= WHAT IS EXPECTED =
Find the string "this" and gather every line that holds it.

▼

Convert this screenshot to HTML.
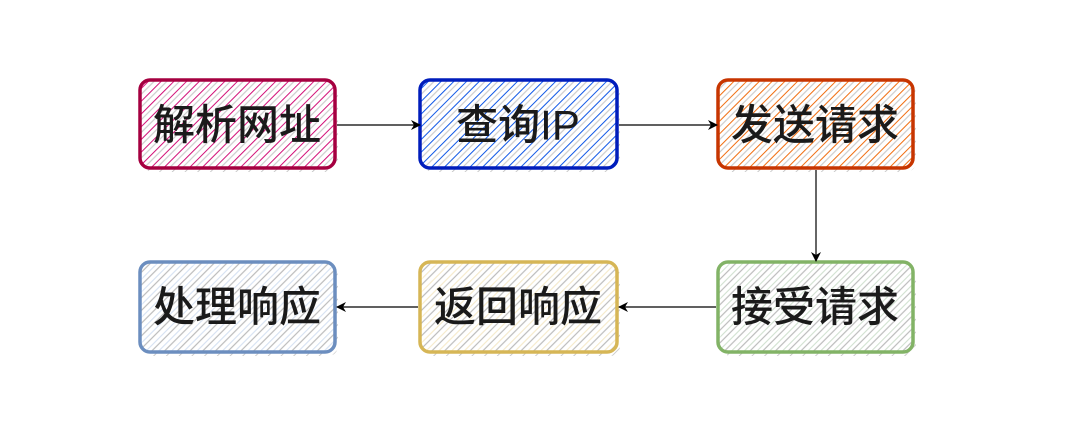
<!DOCTYPE html>
<html><head><meta charset="utf-8"><style>
body{margin:0;background:#fff}
svg text{font-family:"Liberation Sans","Noto Sans CJK SC",sans-serif;font-size:42px;font-weight:500;fill:#1a1a1a;text-anchor:middle;dominant-baseline:central}
</style></head><body>
<svg width="1080" height="430" viewBox="0 0 1080 430" xmlns="http://www.w3.org/2000/svg">
<defs>
<pattern id="sh" width="9" height="9" patternUnits="userSpaceOnUse" patternTransform="rotate(45)"><line x1="0" y1="0" x2="0" y2="9" stroke="#bbb" stroke-width="1.5"/></pattern>
<pattern id="p1" width="9" height="9" patternUnits="userSpaceOnUse" patternTransform="rotate(45)"><line x1="0" y1="0" x2="0" y2="9" stroke="#d80073" stroke-width="1.8"/><line x1="4.5" y1="0" x2="4.5" y2="9" stroke="#ccc" stroke-width="1.2"/></pattern>
<pattern id="p2" width="9" height="9" patternUnits="userSpaceOnUse" patternTransform="rotate(45)"><line x1="0" y1="0" x2="0" y2="9" stroke="#0050ef" stroke-width="1.8"/><line x1="4.5" y1="0" x2="4.5" y2="9" stroke="#ccc" stroke-width="1.2"/></pattern>
<pattern id="p3" width="9" height="9" patternUnits="userSpaceOnUse" patternTransform="rotate(45)"><line x1="0" y1="0" x2="0" y2="9" stroke="#fa6800" stroke-width="1.8"/><line x1="4.5" y1="0" x2="4.5" y2="9" stroke="#ccc" stroke-width="1.2"/></pattern>
<pattern id="p4" width="9" height="9" patternUnits="userSpaceOnUse" patternTransform="rotate(45)"><line x1="0" y1="0" x2="0" y2="9" stroke="#d5e8d4" stroke-width="1.8"/><line x1="4.5" y1="0" x2="4.5" y2="9" stroke="#bbb" stroke-width="1.2"/></pattern>
<pattern id="p5" width="9" height="9" patternUnits="userSpaceOnUse" patternTransform="rotate(45)"><line x1="0" y1="0" x2="0" y2="9" stroke="#fff2cc" stroke-width="1.8"/><line x1="4.5" y1="0" x2="4.5" y2="9" stroke="#bbb" stroke-width="1.2"/></pattern>
<pattern id="p6" width="9" height="9" patternUnits="userSpaceOnUse" patternTransform="rotate(45)"><line x1="0" y1="0" x2="0" y2="9" stroke="#dae8fc" stroke-width="1.8"/><line x1="4.5" y1="0" x2="4.5" y2="9" stroke="#bbb" stroke-width="1.2"/></pattern>
<marker id="a" markerWidth="10" markerHeight="10" refX="9" refY="5" orient="auto" markerUnits="userSpaceOnUse"><path d="M0,0 L10,5 L0,10 L3,5 Z" fill="#000"/></marker>
</defs>
<g>
<rect x="143" y="84" width="195" height="88" rx="10" fill="url(#sh)"/>
<rect x="140" y="80" width="195" height="88" rx="10" fill="url(#p1)" stroke="#a50040" stroke-width="3.5"/>
<text x="237" y="125">解析网址</text>
<rect x="423" y="84" width="197" height="88" rx="10" fill="url(#sh)"/>
<rect x="420" y="80" width="197" height="88" rx="10" fill="url(#p2)" stroke="#001dbc" stroke-width="3.5"/>
<text x="518" y="125">查询IP</text>
<rect x="721" y="84" width="195" height="88" rx="10" fill="url(#sh)"/>
<rect x="718" y="80" width="195" height="88" rx="10" fill="url(#p3)" stroke="#c73500" stroke-width="3.5"/>
<text x="815" y="125">发送请求</text>
<rect x="721" y="266" width="195" height="90" rx="10" fill="url(#sh)"/>
<rect x="718" y="262" width="195" height="90" rx="10" fill="url(#p4)" stroke="#82b366" stroke-width="3.5"/>
<text x="815" y="307">接受请求</text>
<rect x="423" y="266" width="197" height="90" rx="10" fill="url(#sh)"/>
<rect x="420" y="262" width="197" height="90" rx="10" fill="url(#p5)" stroke="#d6b656" stroke-width="3.5"/>
<text x="518" y="307">返回响应</text>
<rect x="143" y="266" width="195" height="90" rx="10" fill="url(#sh)"/>
<rect x="140" y="262" width="195" height="90" rx="10" fill="url(#p6)" stroke="#6c8ebf" stroke-width="3.5"/>
<text x="237" y="307">处理响应</text>
</g>
<g stroke="#000" stroke-width="1.2" fill="none">
<line x1="337" y1="125" x2="420" y2="125" marker-end="url(#a)"/>
<line x1="619" y1="125" x2="717" y2="125" marker-end="url(#a)"/>
<line x1="816" y1="170" x2="816" y2="261" marker-end="url(#a)"/>
<line x1="716" y1="307" x2="619" y2="307" marker-end="url(#a)"/>
<line x1="418" y1="307" x2="337" y2="307" marker-end="url(#a)"/>
</g>
</svg>
</body></html>
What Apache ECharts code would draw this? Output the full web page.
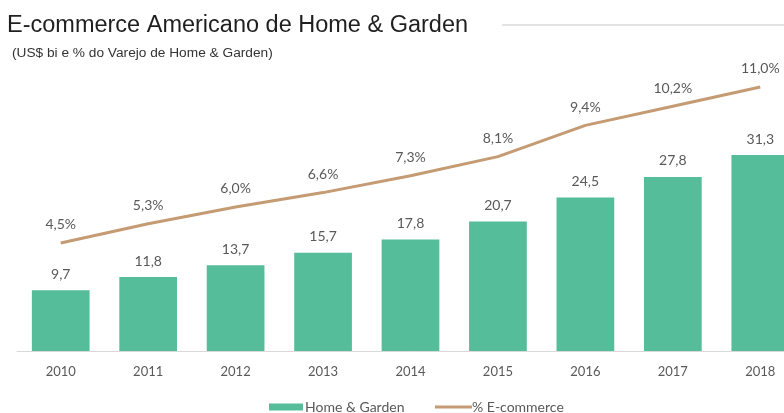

▲

= TASK SOLUTION =
Convert this screenshot to HTML.
What Apache ECharts code would draw this? Output the full web page.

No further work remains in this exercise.